I don't understand this property of arctan(x)'

[mr_garlic]

Main Question or Discussion Point

The derivative of arctan(x) is $\frac{1}{x^2+1}$

The derivative of arctan(x - sqrt(x^2 + 1) is $\frac{1}{2(x^2+1)}$

take arctan(x) to be A and arctan(x-sqrt(x^2 + 1)) to be B.

$A'=\frac{1}{x^2+1}$
$B'=\frac{1}{2}*A'$

Why doesn't $\frac{1}{2}*A=B$?

If you'd like, I can prove the derivative for you, but it's moderately tedious to simplify it to that point.

 

[HallsofIvy]

The derivative of arctan(x) is $\frac{1}{x^2+1}$

The derivative of arctan(x - sqrt(x^2 + 1) is $\frac{1}{2(x^2+1)}$

take arctan(x) to be A and arctan(x-sqrt(x^2 + 1)) to be B.

$A'=\frac{1}{x^2+1}$
$B'=\frac{1}{2}*A'$

Why doesn't $\frac{1}{2}*A=B$?

If you'd like, I can prove the derivative for you, but it's moderately tedious to simplify it to that point.

Yes, I would like to see your derivation of B'. I get nothing like that!

 

[Irrational]

The derivative of arctan(x - sqrt(x^2 + 1) is $\frac{1}{2(x^2+1)}$

Wolfram solution

$\frac{d}{dx}tan^{-1}(x-\sqrt{x^2+1}) = \frac{1-\frac{x}{\sqrt{x^2+1}}}{(x-\sqrt{x^2+1})^2+1}$

 

[HallsofIvy]

That's what I came out with!

 

[Cyosis]

I plugged this into mathematica and it indeed simplifies to $$\frac{1}{2+2x^2}$$. Which would suggest that $\arctan(x)=2 \arctan(x-\sqrt{x^2+1})+C$. Therefore $C=\arctan(x)-2\arctan(x-\sqrt{x^2+1})=\frac{\pi}{4}$.

Picture:
http://img32.imageshack.us/img32/3028/arctan.jpg [Broken]

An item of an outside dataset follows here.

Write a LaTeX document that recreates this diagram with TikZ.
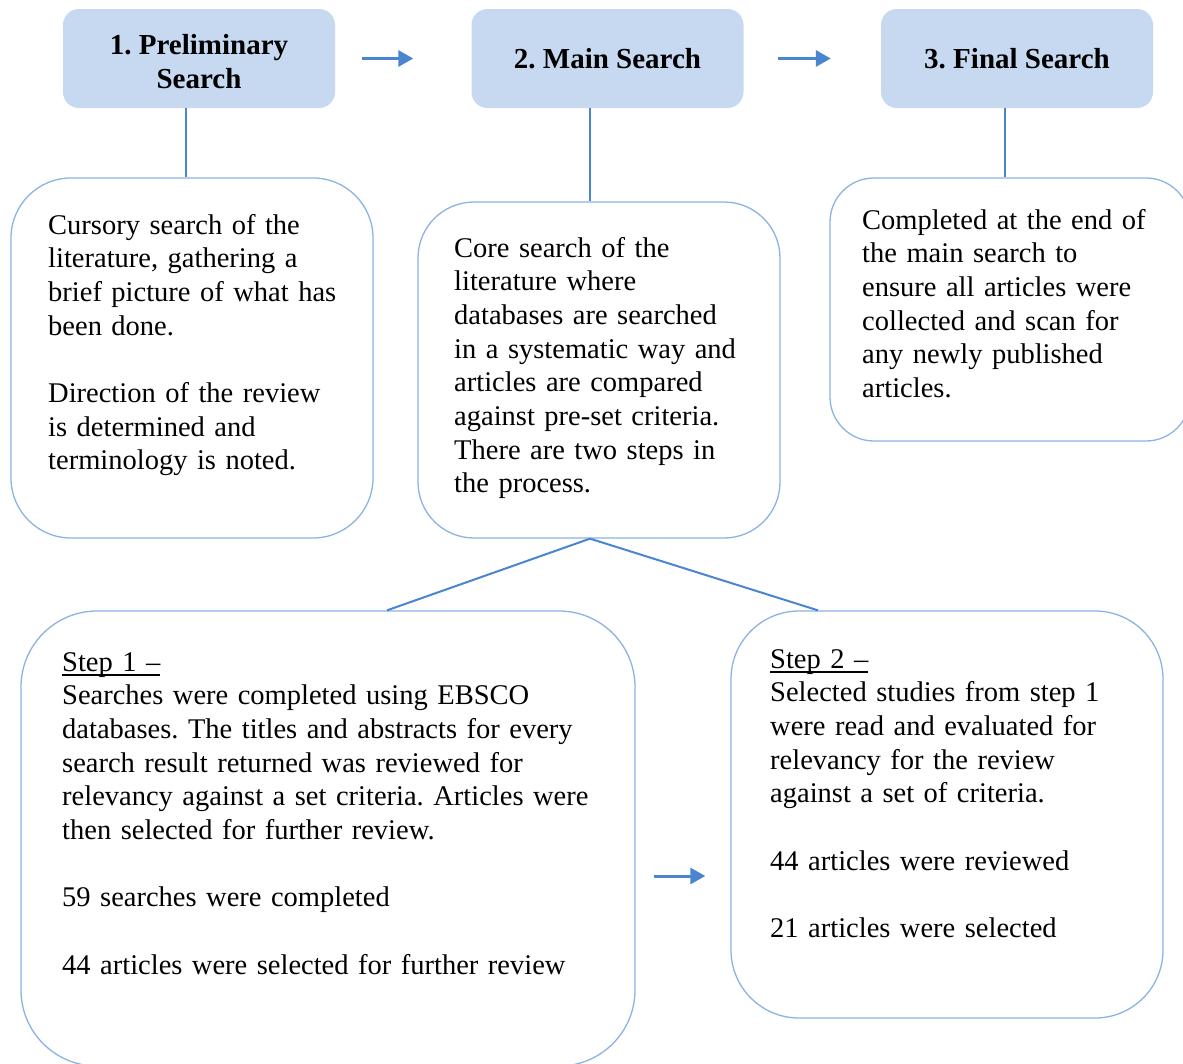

I am not sure how to find C yet, mathematica wasn't able to find it and I am not in the mood to try and symplify it currently. However all the numerical values I tried yielded pi/4.

 

[George Jones]

I am not sure how to find C yet, mathematica wasn't able to find it and I am not in the mood to try and symplify it currently. However all the numerical values I tried yielded pi/4.

One way is to set

$$z=\tan^{-1} \left(x - \sqrt{1 + x^2} \right),$$

so that

$$\tan z = x - \sqrt{1 + x^2}$$

Solving for $x$ then leads directly to your result.

 

[mr_garlic]

Haven't had a chance to check the thread until now.

I completely forgot that there's a constant!

That makes so much sense, thank you everyone.

P.S. I'm only in the first calc class, this just really bothered me, and I didn't want to wait till class on tuesday to find out why it worked out the way it did.

 

[mr_garlic]

Wolfram solution

$\frac{d}{dx}tan^{-1}(x-\sqrt{x^2+1}) = \frac{1-\frac{x}{\sqrt{x^2+1}}}{(x-\sqrt{x^2+1})^2+1}$

Not to double-post, but Wolfram didn't consider the chain rule as of yesterday! That's impressive progress.

 

[Cyosis]

That's a clever way to solve it George.

Mr_garlic, your first result was correct. After simplification that ugly looking expression will reduce to the nice expression you found in your first post.